If these recommendations are put into practice by Indian ICT companies, it would significantly improve the status quo. In particular, companies should at least be more transparent and inform users if they have been subjected to government ordered censorship. As we previously noted, many Indians are not be able to determine why a website is inaccessible or why Internet services seem slow. Here, ICT companies could step in to provide their users information about which government authority has directed service disruption, under which legal provision, and for what period of time.

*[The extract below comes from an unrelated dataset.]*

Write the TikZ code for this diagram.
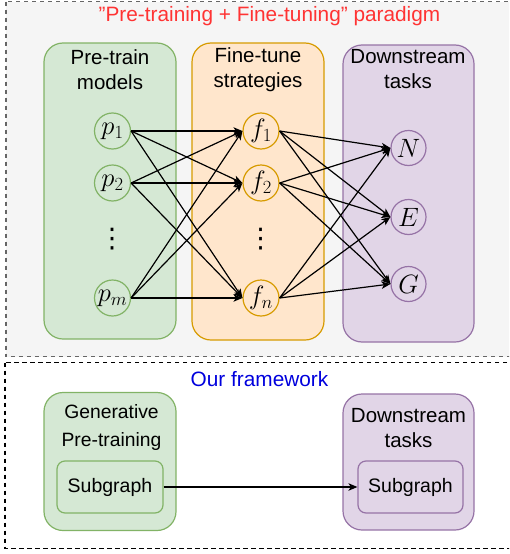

Having this kind of information about government ordered censorship will also make it considerably easier for aggrieved individuals to promptly challenge such measures before courts, especially if the order is issued under an incorrect legal provision or by an unauthorized government official.
In conclusion, addressing Internet shutdowns and website blocking in India will require cooperation and collaboration between different stakeholders who all have a role to play at different stages of the cycle of Internet censorship. Transparency by ICT companies will facilitate strategic litigation by lawyers and research by civil society groups. The outcome of such litigation and research must then be communicated to government officials to ensure compliance with judicial directions and evidence-based decision-making respectively.